25 Years The Log-Structured File System30 Jun 2015
An Implementation of a Log-Structured File System for UNIX on USENIX 1993 by Seltzer.
The LFS Storage Manager published on Proceedings of the 1990 Summer Usenix.
The Log-Structured File System is 25 years old now, 3 years older then The Log-Structured Merge-Tree which is published in 1996 on Springer by O’Neil. The Log-Structured File System mentioned here do not manipulate a tree data structure.
The LFS idea is simple: focus on write performance and utilize sequential bandwidth of disks. Here is how it works. LFS buffers all writes into a segment in main memory. (Even though the writes may be for different files, they are appended into the segment.) When the segment is full, LFS writes the segment to unused place on disk sequentially again.
Different to LSM-tree, the main memory caching of the Log-Structured File System is used as a segment to aggregate the writes rather than a B-tree. The write logs then directly append to disks when the segment is full. No merge operation is required.

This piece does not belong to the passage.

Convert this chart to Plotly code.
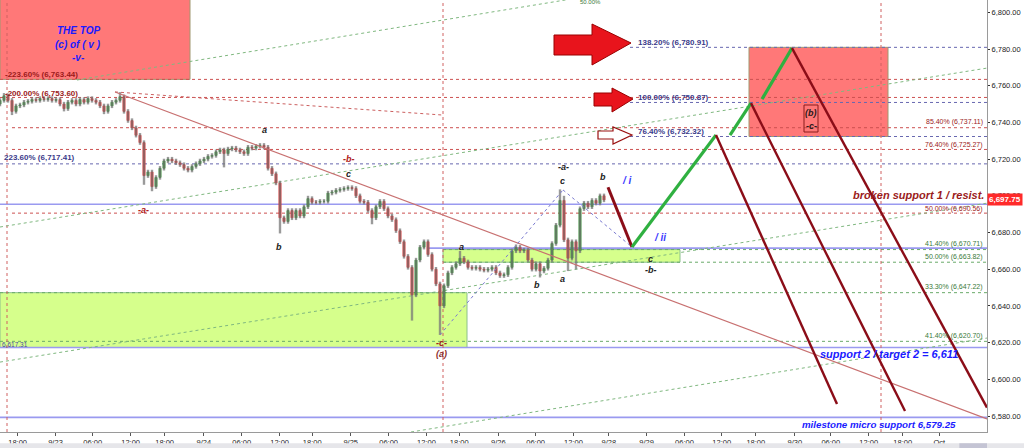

The checkpoint region is very like a superblock in BTRFS. The checkpoint points to the inode map and the inode map then points to the data region. Both inode map and data are stored in a log structure manner, while the checkpoint region is write to fixed place periodically. Checkpoint is widely used by storage systems to support fault recovery, such as Tachyon – The memory-centric distributed storage system.
This Log-Structured File System use garbage collection to reclaim the unused data space. It is amazing to see that the garbage collection exist far more earlier than the emerging of NAND Flash based SSDs. The garbage collection in Log-Structured File System is like the merge operation in LSM-Tree. It redo the write logs to the old data and then write to a new region.
While the garbage collection in SSDs are content independent. It merges the data pages from different blocks and write to a new block as well as update the mapping table. The architecture of Log-Structured File System is very similar to the firmware design of SSDs. However, the design of Log-Structured File System and LSM-Tree seems to be much better, because the garbage collection/merge operation are data/data structure aware.